# SHORT EXERCISE
Reproduce the data below in full and exclude every picture.

# DATA ROWS
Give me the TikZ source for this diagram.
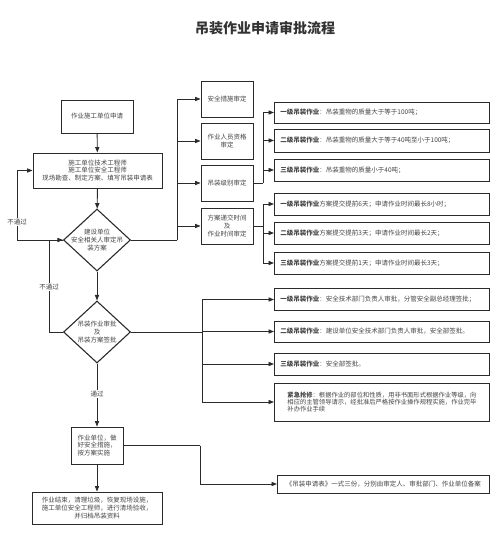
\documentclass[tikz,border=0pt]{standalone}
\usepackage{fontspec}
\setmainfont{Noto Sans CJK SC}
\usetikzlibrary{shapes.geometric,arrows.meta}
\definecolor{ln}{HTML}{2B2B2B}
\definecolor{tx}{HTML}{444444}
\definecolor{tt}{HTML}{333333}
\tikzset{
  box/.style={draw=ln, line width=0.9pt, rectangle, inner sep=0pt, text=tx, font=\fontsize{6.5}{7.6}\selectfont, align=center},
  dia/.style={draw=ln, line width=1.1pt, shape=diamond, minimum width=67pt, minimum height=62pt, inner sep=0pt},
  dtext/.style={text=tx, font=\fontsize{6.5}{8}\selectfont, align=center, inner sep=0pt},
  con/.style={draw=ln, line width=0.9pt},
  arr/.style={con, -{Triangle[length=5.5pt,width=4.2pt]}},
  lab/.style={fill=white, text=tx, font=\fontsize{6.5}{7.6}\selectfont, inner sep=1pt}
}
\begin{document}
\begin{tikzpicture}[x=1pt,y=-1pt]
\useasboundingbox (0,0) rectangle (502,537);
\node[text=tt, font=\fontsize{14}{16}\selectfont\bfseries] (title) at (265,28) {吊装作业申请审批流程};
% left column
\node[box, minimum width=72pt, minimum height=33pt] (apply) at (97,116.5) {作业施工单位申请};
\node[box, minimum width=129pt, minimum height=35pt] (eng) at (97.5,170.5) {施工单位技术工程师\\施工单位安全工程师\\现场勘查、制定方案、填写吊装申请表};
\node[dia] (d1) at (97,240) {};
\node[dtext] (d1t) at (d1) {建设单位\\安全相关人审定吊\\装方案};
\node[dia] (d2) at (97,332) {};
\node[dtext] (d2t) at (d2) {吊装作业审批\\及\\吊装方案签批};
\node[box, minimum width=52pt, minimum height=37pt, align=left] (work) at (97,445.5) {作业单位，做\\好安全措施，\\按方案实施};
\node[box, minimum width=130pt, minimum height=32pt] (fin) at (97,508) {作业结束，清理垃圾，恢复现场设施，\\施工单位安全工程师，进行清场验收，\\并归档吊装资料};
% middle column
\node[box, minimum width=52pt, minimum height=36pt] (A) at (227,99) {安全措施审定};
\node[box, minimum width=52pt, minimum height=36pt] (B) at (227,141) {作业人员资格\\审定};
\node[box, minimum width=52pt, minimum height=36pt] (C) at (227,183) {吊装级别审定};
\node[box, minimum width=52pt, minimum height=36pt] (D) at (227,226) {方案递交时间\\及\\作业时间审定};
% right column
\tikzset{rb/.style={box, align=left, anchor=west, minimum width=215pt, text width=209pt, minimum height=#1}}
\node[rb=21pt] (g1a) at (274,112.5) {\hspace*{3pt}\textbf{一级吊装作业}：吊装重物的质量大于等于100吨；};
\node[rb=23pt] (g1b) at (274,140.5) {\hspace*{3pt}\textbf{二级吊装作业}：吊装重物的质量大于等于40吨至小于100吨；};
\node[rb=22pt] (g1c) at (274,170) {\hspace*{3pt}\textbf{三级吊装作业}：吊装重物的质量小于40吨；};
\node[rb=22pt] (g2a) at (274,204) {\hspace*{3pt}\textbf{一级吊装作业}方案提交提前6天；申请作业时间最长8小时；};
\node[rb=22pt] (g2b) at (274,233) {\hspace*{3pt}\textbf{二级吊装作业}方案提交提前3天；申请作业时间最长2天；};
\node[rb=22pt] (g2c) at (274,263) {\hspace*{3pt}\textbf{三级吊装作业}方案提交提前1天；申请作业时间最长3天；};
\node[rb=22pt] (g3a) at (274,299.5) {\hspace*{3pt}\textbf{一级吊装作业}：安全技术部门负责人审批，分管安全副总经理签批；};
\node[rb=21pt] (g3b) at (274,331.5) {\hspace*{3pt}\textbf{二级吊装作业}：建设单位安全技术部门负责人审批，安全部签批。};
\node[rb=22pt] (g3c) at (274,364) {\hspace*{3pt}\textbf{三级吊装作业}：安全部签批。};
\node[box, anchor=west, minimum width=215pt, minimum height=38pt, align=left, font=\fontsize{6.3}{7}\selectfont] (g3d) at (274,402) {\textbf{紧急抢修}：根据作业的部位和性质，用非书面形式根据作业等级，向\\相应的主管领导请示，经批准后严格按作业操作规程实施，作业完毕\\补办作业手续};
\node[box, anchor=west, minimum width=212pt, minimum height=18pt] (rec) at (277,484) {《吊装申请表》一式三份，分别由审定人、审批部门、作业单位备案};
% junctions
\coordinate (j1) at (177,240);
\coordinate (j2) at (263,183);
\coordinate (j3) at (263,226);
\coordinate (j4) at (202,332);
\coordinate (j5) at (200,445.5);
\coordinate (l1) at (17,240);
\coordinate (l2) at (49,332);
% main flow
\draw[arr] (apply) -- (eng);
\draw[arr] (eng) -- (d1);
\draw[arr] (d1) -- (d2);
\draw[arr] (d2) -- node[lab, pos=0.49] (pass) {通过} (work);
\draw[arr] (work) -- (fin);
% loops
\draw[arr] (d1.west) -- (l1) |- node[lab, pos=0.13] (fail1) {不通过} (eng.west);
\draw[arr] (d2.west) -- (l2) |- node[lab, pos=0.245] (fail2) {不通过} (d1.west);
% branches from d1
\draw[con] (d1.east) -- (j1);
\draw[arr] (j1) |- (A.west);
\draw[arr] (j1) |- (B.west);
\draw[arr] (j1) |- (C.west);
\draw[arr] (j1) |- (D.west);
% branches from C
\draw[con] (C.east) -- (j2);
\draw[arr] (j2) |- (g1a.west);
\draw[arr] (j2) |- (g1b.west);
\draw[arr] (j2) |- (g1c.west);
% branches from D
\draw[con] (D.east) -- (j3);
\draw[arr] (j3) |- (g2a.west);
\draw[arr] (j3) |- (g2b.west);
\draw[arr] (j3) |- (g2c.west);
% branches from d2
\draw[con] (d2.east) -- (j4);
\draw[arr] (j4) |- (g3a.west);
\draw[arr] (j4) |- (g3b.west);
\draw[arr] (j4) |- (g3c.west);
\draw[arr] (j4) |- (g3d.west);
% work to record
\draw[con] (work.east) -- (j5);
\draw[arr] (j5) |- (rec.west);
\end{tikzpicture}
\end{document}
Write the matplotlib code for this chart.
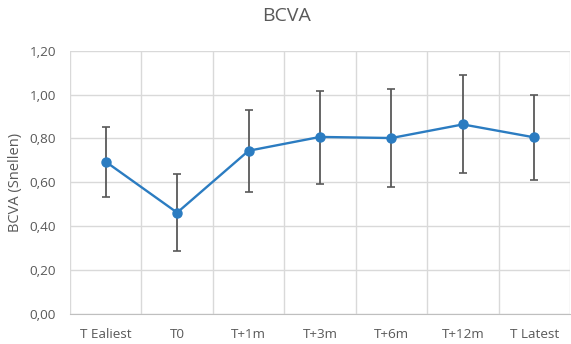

# COMPLETE RESPONSE
Give me the TikZ source for this diagram.
\documentclass[tikz,border=0pt]{standalone}
\usepackage{fontspec}
\setmainfont{Noto Sans CJK SC}
\usetikzlibrary{shapes.geometric,arrows.meta}
\definecolor{ln}{HTML}{2B2B2B}
\definecolor{tx}{HTML}{444444}
\definecolor{tt}{HTML}{333333}
\tikzset{
  box/.style={draw=ln, line width=0.9pt, rectangle, inner sep=0pt, text=tx, font=\fontsize{6.5}{7.6}\selectfont, align=center},
  dia/.style={draw=ln, line width=1.1pt, shape=diamond, minimum width=67pt, minimum height=62pt, inner sep=0pt},
  dtext/.style={text=tx, font=\fontsize{6.5}{8}\selectfont, align=center, inner sep=0pt},
  con/.style={draw=ln, line width=0.9pt},
  arr/.style={con, -{Triangle[length=5.5pt,width=4.2pt]}},
  lab/.style={fill=white, text=tx, font=\fontsize{6.5}{7.6}\selectfont, inner sep=1pt}
}
\begin{document}
\begin{tikzpicture}[x=1pt,y=-1pt]
\useasboundingbox (0,0) rectangle (502,537);
\node[text=tt, font=\fontsize{14}{16}\selectfont\bfseries] (title) at (265,28) {吊装作业申请审批流程};
% left column
\node[box, minimum width=72pt, minimum height=33pt] (apply) at (97,116.5) {作业施工单位申请};
\node[box, minimum width=129pt, minimum height=35pt] (eng) at (97.5,170.5) {施工单位技术工程师\\施工单位安全工程师\\现场勘查、制定方案、填写吊装申请表};
\node[dia] (d1) at (97,240) {};
\node[dtext] (d1t) at (d1) {建设单位\\安全相关人审定吊\\装方案};
\node[dia] (d2) at (97,332) {};
\node[dtext] (d2t) at (d2) {吊装作业审批\\及\\吊装方案签批};
\node[box, minimum width=52pt, minimum height=37pt, align=left] (work) at (97,445.5) {作业单位，做\\好安全措施，\\按方案实施};
\node[box, minimum width=130pt, minimum height=32pt] (fin) at (97,508) {作业结束，清理垃圾，恢复现场设施，\\施工单位安全工程师，进行清场验收，\\并归档吊装资料};
% middle column
\node[box, minimum width=52pt, minimum height=36pt] (A) at (227,99) {安全措施审定};
\node[box, minimum width=52pt, minimum height=36pt] (B) at (227,141) {作业人员资格\\审定};
\node[box, minimum width=52pt, minimum height=36pt] (C) at (227,183) {吊装级别审定};
\node[box, minimum width=52pt, minimum height=36pt] (D) at (227,226) {方案递交时间\\及\\作业时间审定};
% right column
\tikzset{rb/.style={box, align=left, anchor=west, minimum width=215pt, text width=209pt, minimum height=#1}}
\node[rb=21pt] (g1a) at (274,112.5) {\hspace*{3pt}\textbf{一级吊装作业}：吊装重物的质量大于等于100吨；};
\node[rb=23pt] (g1b) at (274,140.5) {\hspace*{3pt}\textbf{二级吊装作业}：吊装重物的质量大于等于40吨至小于100吨；};
\node[rb=22pt] (g1c) at (274,170) {\hspace*{3pt}\textbf{三级吊装作业}：吊装重物的质量小于40吨；};
\node[rb=22pt] (g2a) at (274,204) {\hspace*{3pt}\textbf{一级吊装作业}方案提交提前6天；申请作业时间最长8小时；};
\node[rb=22pt] (g2b) at (274,233) {\hspace*{3pt}\textbf{二级吊装作业}方案提交提前3天；申请作业时间最长2天；};
\node[rb=22pt] (g2c) at (274,263) {\hspace*{3pt}\textbf{三级吊装作业}方案提交提前1天；申请作业时间最长3天；};
\node[rb=22pt] (g3a) at (274,299.5) {\hspace*{3pt}\textbf{一级吊装作业}：安全技术部门负责人审批，分管安全副总经理签批；};
\node[rb=21pt] (g3b) at (274,331.5) {\hspace*{3pt}\textbf{二级吊装作业}：建设单位安全技术部门负责人审批，安全部签批。};
\node[rb=22pt] (g3c) at (274,364) {\hspace*{3pt}\textbf{三级吊装作业}：安全部签批。};
\node[box, anchor=west, minimum width=215pt, minimum height=38pt, align=left, font=\fontsize{6.3}{7}\selectfont] (g3d) at (274,402) {\textbf{紧急抢修}：根据作业的部位和性质，用非书面形式根据作业等级，向\\相应的主管领导请示，经批准后严格按作业操作规程实施，作业完毕\\补办作业手续};
\node[box, anchor=west, minimum width=212pt, minimum height=18pt] (rec) at (277,484) {《吊装申请表》一式三份，分别由审定人、审批部门、作业单位备案};
% junctions
\coordinate (j1) at (177,240);
\coordinate (j2) at (263,183);
\coordinate (j3) at (263,226);
\coordinate (j4) at (202,332);
\coordinate (j5) at (200,445.5);
\coordinate (l1) at (17,240);
\coordinate (l2) at (49,332);
% main flow
\draw[arr] (apply) -- (eng);
\draw[arr] (eng) -- (d1);
\draw[arr] (d1) -- (d2);
\draw[arr] (d2) -- node[lab, pos=0.49] (pass) {通过} (work);
\draw[arr] (work) -- (fin);
% loops
\draw[arr] (d1.west) -- (l1) |- node[lab, pos=0.13] (fail1) {不通过} (eng.west);
\draw[arr] (d2.west) -- (l2) |- node[lab, pos=0.245] (fail2) {不通过} (d1.west);
% branches from d1
\draw[con] (d1.east) -- (j1);
\draw[arr] (j1) |- (A.west);
\draw[arr] (j1) |- (B.west);
\draw[arr] (j1) |- (C.west);
\draw[arr] (j1) |- (D.west);
% branches from C
\draw[con] (C.east) -- (j2);
\draw[arr] (j2) |- (g1a.west);
\draw[arr] (j2) |- (g1b.west);
\draw[arr] (j2) |- (g1c.west);
% branches from D
\draw[con] (D.east) -- (j3);
\draw[arr] (j3) |- (g2a.west);
\draw[arr] (j3) |- (g2b.west);
\draw[arr] (j3) |- (g2c.west);
% branches from d2
\draw[con] (d2.east) -- (j4);
\draw[arr] (j4) |- (g3a.west);
\draw[arr] (j4) |- (g3b.west);
\draw[arr] (j4) |- (g3c.west);
\draw[arr] (j4) |- (g3d.west);
% work to record
\draw[con] (work.east) -- (j5);
\draw[arr] (j5) |- (rec.west);
\end{tikzpicture}
\end{document}
Write the matplotlib code for this chart.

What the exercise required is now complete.